The truth of this statement hit like a splash of cold water over my face. The strange haze I found my mind wandering in after the mugging instantly disappeared. I had felt powerless and violated, I had cursed my inability to see the danger in what I was doing, I had felt anger at the muggers, who were just products of the environment I had wandered into. But in that moment it became clear that there was no existential crisis to be had. I could have died, and I didn’t. I lost a lot, but nothing that couldn’t be replaced. Details in my life would be difficult in the short term. But they would be negotiable details. Brazil had given me thrilling highlight-reel experiences on a daily basis. It only seemed appropriate that it gave me a little of the dark side too.

I hugged Walter, an embrace that ended up being much tighter and more intense than I intended going into it. Afterward, I grabbed the laptop.

“You’re a hero. Thank you,” I wrote. Walter smiled.

Minutes later, a fellow resident of the hostel came walking up the street. He called up to us, asking if either of the things he held in his hand looked familiar. He was holding my credit card and my drivers’ license—items I thought I had handed over as the muggers led me up the street. This gave Walter an idea: He had heard that sometimes, after a robbery, muggers will discard all the items without value to them. Like my passport. He suggested we walk the streets of Santa Teresa together.

Before we left, Walter took off his necklace and jewelry.

We returned empty-handed. As we walked up the footpath to the front door, I felt a chill of nerves. We were back at the spot where I first saw the gun gleaming in the moonlight. We stopped at the hostel door as a single headlight pulled into view on the road.

A motorcycle with two people on it stopped at the bottom of the path. One got off, dressed all in black, keeping the motorcycle helmet on while walking towards us. Our conversation stopped.

The motorcyclist halted one door down from the hostel and stared directly at us. In one swift motion, he removed a bag from his back, and plopped it on the ground in front of him. Briefly, we locked eyes. Then, without a word, he turned and walked away. My eyes fell to what he had dropped.

It was my bag. I was too paralyzed by shock to go get it. Walter did it for me.

The Apple products were gone. Laptop, iPhone, iPad, iHeadphones, iPower adapters, and cords for all that stuff: gone.

But everything else remained. My mother’s hand-me-down camera. My used film rolls. The audio recorder (a $400 piece of equipment).
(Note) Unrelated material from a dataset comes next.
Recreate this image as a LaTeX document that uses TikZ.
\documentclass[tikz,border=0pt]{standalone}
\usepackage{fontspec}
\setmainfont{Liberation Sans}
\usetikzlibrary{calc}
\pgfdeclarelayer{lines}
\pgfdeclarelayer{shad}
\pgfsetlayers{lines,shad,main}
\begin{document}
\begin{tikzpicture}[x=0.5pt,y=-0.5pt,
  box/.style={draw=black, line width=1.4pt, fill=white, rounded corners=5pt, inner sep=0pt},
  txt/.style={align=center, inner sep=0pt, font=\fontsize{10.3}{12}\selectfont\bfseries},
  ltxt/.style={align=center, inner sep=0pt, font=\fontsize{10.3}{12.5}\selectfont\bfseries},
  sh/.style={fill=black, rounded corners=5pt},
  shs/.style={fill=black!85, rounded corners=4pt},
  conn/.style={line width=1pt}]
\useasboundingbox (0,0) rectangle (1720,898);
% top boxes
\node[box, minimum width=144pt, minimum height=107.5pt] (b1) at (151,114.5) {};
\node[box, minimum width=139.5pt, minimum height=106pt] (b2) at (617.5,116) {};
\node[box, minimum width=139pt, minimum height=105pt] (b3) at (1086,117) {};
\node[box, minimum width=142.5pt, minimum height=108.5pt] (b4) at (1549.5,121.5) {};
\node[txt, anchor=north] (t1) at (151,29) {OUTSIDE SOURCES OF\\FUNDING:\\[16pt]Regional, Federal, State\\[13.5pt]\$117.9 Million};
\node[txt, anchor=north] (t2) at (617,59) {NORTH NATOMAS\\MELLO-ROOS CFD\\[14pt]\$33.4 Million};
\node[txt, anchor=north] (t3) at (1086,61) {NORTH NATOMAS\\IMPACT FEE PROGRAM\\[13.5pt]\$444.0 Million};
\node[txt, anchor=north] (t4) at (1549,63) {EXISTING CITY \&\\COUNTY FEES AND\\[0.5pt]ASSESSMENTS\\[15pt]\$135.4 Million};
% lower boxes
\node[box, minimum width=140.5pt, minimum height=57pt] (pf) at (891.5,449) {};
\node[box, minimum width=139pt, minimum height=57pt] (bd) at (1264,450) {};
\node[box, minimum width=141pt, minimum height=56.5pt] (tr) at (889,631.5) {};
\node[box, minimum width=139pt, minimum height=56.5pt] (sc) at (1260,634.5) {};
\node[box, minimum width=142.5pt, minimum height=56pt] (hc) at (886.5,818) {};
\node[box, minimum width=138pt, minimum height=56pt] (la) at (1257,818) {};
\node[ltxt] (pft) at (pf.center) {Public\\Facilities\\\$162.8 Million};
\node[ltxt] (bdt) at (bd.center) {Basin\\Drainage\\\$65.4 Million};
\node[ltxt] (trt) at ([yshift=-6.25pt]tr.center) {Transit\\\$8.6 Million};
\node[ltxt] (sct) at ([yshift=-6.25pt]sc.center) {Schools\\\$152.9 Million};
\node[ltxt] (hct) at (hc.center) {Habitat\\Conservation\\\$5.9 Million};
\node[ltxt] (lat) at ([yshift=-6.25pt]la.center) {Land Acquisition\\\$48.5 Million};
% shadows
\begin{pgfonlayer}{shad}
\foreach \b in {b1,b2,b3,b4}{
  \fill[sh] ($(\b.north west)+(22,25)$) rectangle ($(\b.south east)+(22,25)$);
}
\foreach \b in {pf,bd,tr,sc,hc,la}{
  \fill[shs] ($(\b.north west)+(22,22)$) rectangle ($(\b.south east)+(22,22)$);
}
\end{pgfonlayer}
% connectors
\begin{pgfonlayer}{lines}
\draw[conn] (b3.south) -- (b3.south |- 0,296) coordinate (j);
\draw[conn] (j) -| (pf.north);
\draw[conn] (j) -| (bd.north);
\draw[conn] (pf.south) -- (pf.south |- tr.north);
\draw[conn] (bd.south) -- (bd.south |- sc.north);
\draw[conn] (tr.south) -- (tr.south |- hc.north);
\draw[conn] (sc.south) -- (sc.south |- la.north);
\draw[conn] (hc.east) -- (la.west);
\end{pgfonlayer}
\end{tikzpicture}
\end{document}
My match tickets, my FIFA credential, my notebook and all its scribblings. My passport. All there.

Minutes later, up on the balcony, Walter led me over to his laptop once again. He typed furiously.

“I tell this story,” he began, “and nobody will believe.”
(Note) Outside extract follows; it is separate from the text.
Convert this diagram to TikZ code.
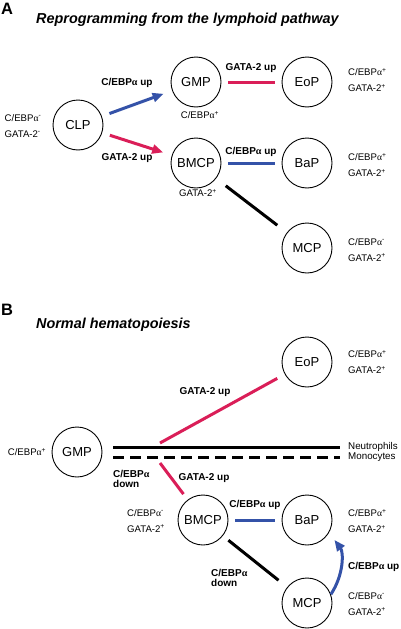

Brian and the SI soccer crew did believe me when I told them the next night at dinner. It felt nice to recount the story in front of familiar faces. It gave me a sense of control over it.

At some point during the dinner, Brian asked me what I was going to do with the rest of my time in Rio now that the tournament was over. To cap off my eight-week adventure, I wanted to see the Christ the Redeemer statue, I said. And I wanted to hike to the top of that mountain on foot. I asked if he’d be interested.
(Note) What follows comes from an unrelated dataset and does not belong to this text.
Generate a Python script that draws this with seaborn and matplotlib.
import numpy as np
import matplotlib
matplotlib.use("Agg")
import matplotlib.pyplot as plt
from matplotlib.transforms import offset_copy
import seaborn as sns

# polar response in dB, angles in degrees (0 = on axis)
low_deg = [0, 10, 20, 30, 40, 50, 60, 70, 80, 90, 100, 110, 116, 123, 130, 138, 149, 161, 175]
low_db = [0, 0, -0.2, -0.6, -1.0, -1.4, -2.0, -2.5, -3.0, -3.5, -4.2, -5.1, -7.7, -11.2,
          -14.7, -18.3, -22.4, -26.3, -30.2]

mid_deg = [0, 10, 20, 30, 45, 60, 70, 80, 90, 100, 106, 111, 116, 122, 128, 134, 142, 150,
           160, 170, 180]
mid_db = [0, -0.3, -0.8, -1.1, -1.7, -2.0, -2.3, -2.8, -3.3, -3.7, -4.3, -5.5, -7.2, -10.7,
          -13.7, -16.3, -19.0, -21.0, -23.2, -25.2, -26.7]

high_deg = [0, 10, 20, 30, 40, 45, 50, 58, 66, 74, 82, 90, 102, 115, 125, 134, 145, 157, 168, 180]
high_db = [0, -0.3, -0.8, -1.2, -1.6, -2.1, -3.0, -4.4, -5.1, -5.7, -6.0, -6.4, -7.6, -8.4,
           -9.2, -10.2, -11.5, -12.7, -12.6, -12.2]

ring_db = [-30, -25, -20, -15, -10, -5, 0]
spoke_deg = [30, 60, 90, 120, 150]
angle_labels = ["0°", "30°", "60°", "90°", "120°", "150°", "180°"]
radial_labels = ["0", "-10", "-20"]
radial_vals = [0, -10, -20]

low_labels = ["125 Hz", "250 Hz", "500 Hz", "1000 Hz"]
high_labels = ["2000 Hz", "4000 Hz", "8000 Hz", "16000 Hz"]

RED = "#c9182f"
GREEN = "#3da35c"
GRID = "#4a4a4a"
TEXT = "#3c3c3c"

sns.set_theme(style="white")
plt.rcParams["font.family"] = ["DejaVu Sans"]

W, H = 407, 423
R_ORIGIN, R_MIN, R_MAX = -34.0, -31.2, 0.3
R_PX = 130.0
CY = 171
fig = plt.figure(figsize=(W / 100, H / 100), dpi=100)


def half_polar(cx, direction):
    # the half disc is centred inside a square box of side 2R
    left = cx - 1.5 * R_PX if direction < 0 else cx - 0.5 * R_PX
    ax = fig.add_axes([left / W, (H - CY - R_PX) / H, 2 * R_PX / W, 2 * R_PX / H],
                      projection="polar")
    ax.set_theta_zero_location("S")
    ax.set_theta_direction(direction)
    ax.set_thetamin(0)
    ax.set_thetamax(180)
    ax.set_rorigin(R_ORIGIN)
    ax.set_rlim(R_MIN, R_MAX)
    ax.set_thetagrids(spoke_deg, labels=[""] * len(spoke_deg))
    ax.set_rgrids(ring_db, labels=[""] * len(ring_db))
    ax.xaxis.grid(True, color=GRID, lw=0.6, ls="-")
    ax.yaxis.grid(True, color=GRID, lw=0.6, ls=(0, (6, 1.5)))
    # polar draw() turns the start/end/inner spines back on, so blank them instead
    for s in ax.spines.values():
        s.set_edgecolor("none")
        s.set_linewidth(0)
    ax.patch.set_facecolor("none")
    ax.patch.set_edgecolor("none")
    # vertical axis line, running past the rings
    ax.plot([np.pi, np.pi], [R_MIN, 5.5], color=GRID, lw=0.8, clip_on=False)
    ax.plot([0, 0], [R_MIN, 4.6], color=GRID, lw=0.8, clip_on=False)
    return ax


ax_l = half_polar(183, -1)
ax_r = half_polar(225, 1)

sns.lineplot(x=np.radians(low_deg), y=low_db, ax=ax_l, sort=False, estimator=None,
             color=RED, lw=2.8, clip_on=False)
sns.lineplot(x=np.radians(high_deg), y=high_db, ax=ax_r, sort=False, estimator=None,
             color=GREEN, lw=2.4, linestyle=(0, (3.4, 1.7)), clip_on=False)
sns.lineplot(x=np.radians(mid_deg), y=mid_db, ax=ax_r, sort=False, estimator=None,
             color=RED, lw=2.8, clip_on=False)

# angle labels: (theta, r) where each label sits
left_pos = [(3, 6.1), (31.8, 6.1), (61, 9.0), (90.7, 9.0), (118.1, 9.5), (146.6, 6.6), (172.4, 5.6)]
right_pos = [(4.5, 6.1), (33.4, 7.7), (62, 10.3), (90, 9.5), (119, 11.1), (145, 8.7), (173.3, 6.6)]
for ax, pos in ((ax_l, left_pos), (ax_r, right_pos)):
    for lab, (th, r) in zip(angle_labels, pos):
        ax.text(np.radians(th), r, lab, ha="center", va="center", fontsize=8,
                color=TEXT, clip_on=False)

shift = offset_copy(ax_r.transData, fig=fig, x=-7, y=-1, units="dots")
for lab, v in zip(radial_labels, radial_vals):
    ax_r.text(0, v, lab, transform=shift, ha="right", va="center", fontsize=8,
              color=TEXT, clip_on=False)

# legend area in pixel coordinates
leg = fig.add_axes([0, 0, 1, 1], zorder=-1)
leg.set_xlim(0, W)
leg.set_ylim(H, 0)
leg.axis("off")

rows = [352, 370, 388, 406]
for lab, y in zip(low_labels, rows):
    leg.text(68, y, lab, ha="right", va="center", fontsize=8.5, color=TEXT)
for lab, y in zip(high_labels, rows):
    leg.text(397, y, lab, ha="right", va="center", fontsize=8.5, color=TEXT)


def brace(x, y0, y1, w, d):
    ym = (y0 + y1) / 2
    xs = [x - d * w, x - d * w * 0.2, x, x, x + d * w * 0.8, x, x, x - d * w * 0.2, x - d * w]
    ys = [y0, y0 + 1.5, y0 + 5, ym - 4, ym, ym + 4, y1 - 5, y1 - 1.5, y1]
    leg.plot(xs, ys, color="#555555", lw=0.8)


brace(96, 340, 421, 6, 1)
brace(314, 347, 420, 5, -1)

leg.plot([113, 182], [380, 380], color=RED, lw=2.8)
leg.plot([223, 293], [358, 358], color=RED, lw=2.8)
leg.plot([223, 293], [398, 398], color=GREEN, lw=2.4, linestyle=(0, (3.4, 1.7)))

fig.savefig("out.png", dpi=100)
“No thanks,” he said with a chuckle, clearly exhausted after a month covering the tournament. “I don’t have to prove anything to myself.”

I laughed and flippantly answered, “Well, I do,” without even thinking about how truthful it was.

The next day I set out on the hike, where waterfalls interrupt the path and some sections require scaling forty five-degree inclines on a series of tree roots that snake through the dirt. In one section, I had to scale the surface of a slippery rock, using nothing but an old chain drilled into the side of it. I stood on my feet and hoisted myself up.

By the time I made it to the statue, my leg muscles burned. I was drenched with sweat and covered in dirt. I looked up at the giant Jesus, then down to the convoy of buses for the tourists, who milled about right beneath his toes. I shimmied my way through the crowds and to the edge of the balcony, watching the blazing red-yellow sun as it set below the vast expanse of this incredible city and unmatched country. It dawned on me that I had seen much of both before I had even reached the summit.